Written problem:
Exactly the lines from the one with "Convert this chart to matplotlib code." through the one with "ax = fig.add_axes([15", inclusive, are to be repeated, and the pictures are not.
* start Material for this task *
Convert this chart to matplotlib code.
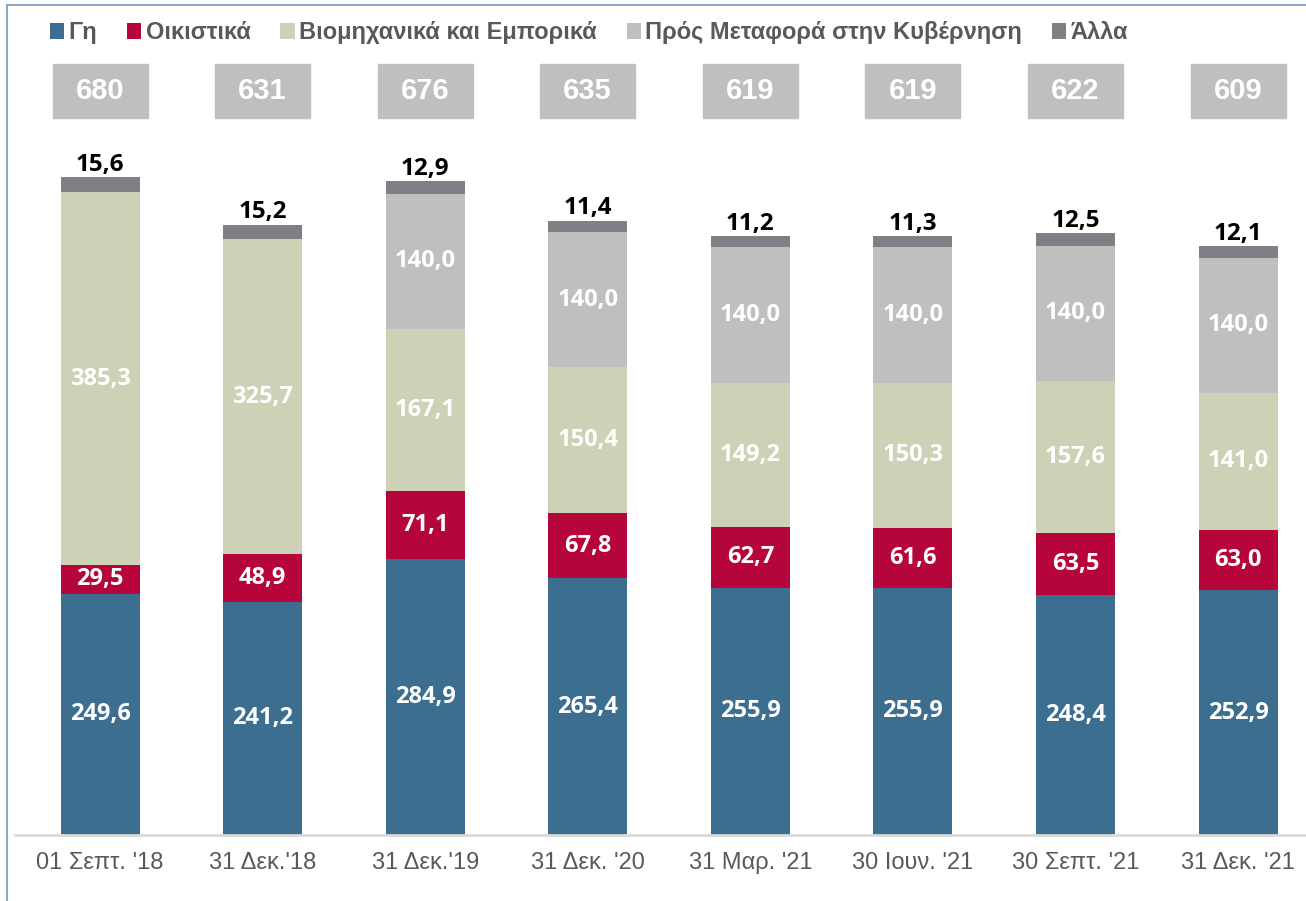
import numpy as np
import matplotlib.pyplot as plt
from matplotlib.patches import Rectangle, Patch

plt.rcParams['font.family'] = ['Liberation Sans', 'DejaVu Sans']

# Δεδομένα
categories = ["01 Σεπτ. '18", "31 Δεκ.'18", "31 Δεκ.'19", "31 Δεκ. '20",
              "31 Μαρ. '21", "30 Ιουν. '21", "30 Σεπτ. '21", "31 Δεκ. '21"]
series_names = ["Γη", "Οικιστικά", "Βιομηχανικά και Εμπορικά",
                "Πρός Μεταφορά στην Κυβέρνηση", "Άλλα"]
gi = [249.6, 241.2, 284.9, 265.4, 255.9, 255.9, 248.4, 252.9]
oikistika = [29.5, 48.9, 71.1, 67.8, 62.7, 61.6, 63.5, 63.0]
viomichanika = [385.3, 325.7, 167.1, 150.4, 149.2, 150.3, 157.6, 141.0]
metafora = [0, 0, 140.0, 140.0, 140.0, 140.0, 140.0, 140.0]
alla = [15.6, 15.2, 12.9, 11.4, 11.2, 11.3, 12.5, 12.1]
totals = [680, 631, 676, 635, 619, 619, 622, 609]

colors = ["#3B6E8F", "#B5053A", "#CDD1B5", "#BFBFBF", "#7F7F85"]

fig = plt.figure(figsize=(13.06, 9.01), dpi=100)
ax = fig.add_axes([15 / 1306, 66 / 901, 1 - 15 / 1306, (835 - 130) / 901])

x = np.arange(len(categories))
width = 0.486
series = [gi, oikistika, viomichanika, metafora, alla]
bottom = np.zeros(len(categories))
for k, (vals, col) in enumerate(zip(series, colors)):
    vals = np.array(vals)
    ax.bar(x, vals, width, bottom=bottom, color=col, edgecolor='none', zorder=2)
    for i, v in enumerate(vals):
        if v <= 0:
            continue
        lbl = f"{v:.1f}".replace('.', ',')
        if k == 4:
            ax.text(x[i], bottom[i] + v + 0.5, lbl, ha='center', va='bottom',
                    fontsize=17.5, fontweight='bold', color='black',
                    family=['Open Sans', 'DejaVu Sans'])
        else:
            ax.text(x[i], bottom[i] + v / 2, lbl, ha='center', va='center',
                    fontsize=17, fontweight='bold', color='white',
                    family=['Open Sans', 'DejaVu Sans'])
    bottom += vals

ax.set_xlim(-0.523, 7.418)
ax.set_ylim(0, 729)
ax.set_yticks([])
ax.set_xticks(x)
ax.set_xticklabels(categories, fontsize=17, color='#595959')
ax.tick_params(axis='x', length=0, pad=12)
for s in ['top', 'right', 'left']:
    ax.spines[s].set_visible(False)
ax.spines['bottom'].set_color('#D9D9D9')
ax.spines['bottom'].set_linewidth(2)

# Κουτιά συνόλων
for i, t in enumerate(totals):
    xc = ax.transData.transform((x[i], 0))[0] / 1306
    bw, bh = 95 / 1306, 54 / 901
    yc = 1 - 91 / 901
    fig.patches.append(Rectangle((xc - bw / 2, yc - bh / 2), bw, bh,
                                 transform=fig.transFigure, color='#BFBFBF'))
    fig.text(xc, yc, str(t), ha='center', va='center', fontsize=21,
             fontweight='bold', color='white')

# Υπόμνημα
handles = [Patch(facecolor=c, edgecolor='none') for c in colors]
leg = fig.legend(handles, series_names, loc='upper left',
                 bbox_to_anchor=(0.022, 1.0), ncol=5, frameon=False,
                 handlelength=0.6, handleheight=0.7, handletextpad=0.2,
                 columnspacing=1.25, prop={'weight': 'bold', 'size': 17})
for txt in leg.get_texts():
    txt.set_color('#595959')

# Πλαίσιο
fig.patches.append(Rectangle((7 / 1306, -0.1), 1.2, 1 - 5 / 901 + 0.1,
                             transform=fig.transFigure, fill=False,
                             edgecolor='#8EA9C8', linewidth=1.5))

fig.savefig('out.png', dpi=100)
* end Material for this task *
* start Material for this task *
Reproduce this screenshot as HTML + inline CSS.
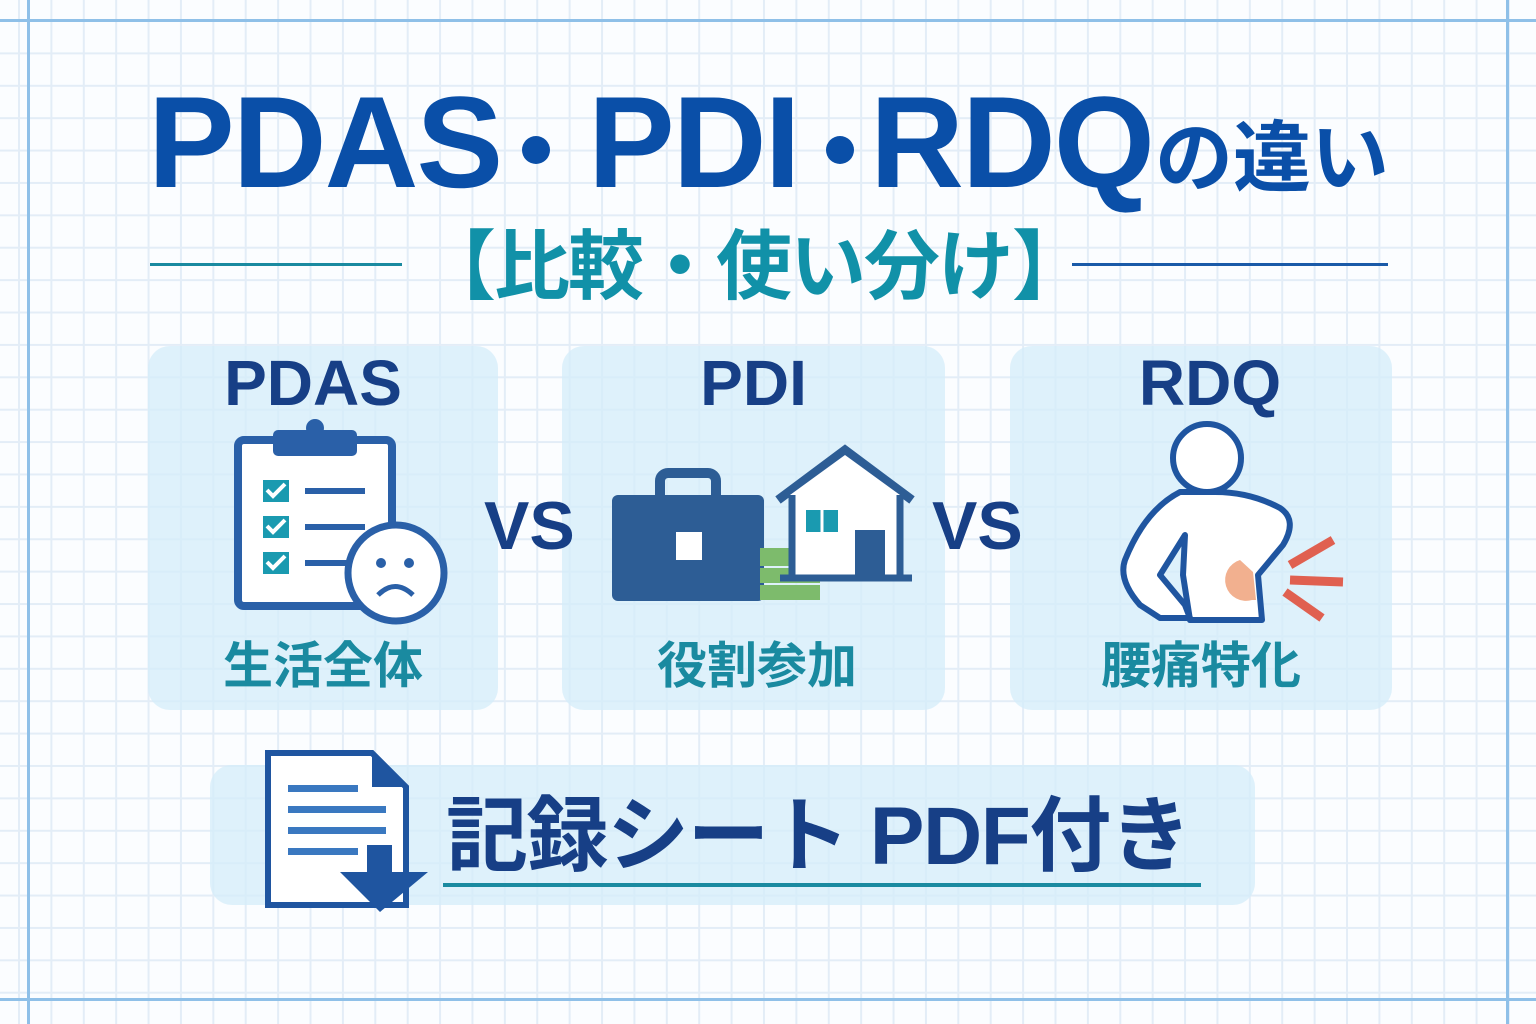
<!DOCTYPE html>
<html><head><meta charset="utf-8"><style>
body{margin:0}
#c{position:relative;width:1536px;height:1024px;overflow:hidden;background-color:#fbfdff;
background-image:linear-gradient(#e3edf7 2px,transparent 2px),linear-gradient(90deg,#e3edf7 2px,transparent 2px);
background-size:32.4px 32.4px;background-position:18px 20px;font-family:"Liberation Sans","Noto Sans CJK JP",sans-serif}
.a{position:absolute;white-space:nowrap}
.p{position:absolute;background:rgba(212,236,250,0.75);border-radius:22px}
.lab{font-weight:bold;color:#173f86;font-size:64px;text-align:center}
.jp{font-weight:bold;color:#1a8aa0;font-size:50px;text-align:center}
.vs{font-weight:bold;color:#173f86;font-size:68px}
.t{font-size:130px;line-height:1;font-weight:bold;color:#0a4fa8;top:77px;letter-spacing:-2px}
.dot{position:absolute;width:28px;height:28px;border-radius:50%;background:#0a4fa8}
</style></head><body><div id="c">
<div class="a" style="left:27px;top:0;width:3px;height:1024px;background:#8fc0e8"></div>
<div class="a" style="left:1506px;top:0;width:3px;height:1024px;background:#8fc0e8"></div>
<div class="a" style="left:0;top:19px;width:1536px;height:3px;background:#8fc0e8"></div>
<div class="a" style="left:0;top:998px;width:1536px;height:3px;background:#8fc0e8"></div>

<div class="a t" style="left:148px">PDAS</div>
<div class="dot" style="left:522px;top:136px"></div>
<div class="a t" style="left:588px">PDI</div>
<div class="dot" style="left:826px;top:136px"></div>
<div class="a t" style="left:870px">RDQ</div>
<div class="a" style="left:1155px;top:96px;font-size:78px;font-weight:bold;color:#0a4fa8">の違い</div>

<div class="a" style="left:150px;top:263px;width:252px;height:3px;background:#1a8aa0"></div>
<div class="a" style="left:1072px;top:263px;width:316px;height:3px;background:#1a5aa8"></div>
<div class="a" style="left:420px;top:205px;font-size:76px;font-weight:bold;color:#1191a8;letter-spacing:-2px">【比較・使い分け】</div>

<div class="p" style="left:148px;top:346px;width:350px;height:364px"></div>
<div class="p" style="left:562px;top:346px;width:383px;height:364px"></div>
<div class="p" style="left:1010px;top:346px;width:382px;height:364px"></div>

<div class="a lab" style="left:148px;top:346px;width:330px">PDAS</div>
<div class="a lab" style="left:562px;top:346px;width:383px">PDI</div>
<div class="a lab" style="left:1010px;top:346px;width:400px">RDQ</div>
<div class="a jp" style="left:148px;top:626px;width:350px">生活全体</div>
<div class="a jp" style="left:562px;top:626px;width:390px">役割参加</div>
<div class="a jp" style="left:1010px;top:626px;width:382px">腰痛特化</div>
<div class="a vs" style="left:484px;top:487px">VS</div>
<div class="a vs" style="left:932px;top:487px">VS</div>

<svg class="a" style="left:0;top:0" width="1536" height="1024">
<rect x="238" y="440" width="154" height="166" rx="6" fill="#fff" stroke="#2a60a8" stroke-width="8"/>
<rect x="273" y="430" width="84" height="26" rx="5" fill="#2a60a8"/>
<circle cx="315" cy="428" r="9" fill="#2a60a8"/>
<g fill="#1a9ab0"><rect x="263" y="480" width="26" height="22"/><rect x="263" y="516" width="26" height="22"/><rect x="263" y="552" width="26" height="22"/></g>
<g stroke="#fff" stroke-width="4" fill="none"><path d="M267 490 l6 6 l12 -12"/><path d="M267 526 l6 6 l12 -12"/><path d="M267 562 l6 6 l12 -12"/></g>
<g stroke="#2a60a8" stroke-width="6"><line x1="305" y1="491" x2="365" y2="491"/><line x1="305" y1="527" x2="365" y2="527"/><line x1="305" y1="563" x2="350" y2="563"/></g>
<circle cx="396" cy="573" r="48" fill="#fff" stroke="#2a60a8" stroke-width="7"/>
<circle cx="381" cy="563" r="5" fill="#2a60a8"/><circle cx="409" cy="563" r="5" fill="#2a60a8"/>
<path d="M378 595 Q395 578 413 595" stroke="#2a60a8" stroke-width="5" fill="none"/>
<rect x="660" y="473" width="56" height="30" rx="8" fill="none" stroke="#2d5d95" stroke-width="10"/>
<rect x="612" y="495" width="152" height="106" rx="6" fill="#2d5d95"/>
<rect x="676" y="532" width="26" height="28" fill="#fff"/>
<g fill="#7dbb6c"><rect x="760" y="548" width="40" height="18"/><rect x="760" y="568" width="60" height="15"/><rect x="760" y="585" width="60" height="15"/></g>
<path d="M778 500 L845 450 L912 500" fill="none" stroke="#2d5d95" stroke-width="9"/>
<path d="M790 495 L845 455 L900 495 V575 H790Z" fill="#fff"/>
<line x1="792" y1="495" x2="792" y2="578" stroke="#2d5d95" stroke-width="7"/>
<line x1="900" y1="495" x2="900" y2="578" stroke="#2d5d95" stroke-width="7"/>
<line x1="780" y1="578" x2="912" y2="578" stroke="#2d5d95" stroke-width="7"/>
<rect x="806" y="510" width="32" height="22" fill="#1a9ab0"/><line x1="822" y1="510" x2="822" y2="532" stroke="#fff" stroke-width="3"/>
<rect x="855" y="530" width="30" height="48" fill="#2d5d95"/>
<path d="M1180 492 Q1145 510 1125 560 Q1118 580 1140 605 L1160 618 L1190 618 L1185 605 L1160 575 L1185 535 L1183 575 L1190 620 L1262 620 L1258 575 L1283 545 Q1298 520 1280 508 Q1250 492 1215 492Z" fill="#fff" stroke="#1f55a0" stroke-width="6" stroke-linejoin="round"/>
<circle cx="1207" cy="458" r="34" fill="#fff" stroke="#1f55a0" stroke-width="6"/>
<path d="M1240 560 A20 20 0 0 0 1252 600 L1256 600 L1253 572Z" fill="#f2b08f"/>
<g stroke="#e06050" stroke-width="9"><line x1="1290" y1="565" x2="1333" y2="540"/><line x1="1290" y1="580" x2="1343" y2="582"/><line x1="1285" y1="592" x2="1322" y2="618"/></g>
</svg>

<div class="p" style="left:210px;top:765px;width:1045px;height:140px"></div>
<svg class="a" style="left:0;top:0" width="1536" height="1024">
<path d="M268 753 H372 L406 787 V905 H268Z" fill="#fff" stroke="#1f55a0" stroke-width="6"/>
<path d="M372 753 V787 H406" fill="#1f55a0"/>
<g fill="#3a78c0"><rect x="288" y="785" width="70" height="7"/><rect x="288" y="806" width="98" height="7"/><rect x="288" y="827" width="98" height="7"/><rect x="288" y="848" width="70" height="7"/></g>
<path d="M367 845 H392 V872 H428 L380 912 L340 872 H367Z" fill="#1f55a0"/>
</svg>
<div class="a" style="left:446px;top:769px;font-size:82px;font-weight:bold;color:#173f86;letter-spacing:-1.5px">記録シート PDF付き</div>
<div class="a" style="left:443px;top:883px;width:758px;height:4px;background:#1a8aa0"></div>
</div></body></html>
* end Material for this task *
Exercise response:
Convert this chart to matplotlib code.
import numpy as np
import matplotlib.pyplot as plt
from matplotlib.patches import Rectangle, Patch

plt.rcParams['font.family'] = ['Liberation Sans', 'DejaVu Sans']

# Δεδομένα
categories = ["01 Σεπτ. '18", "31 Δεκ.'18", "31 Δεκ.'19", "31 Δεκ. '20",
              "31 Μαρ. '21", "30 Ιουν. '21", "30 Σεπτ. '21", "31 Δεκ. '21"]
series_names = ["Γη", "Οικιστικά", "Βιομηχανικά και Εμπορικά",
                "Πρός Μεταφορά στην Κυβέρνηση", "Άλλα"]
gi = [249.6, 241.2, 284.9, 265.4, 255.9, 255.9, 248.4, 252.9]
oikistika = [29.5, 48.9, 71.1, 67.8, 62.7, 61.6, 63.5, 63.0]
viomichanika = [385.3, 325.7, 167.1, 150.4, 149.2, 150.3, 157.6, 141.0]
metafora = [0, 0, 140.0, 140.0, 140.0, 140.0, 140.0, 140.0]
alla = [15.6, 15.2, 12.9, 11.4, 11.2, 11.3, 12.5, 12.1]
totals = [680, 631, 676, 635, 619, 619, 622, 609]

colors = ["#3B6E8F", "#B5053A", "#CDD1B5", "#BFBFBF", "#7F7F85"]

fig = plt.figure(figsize=(13.06, 9.01), dpi=100)
ax = fig.add_axes([15 / 1306, 66 / 901, 1 - 15 / 1306, (835 - 130) / 901])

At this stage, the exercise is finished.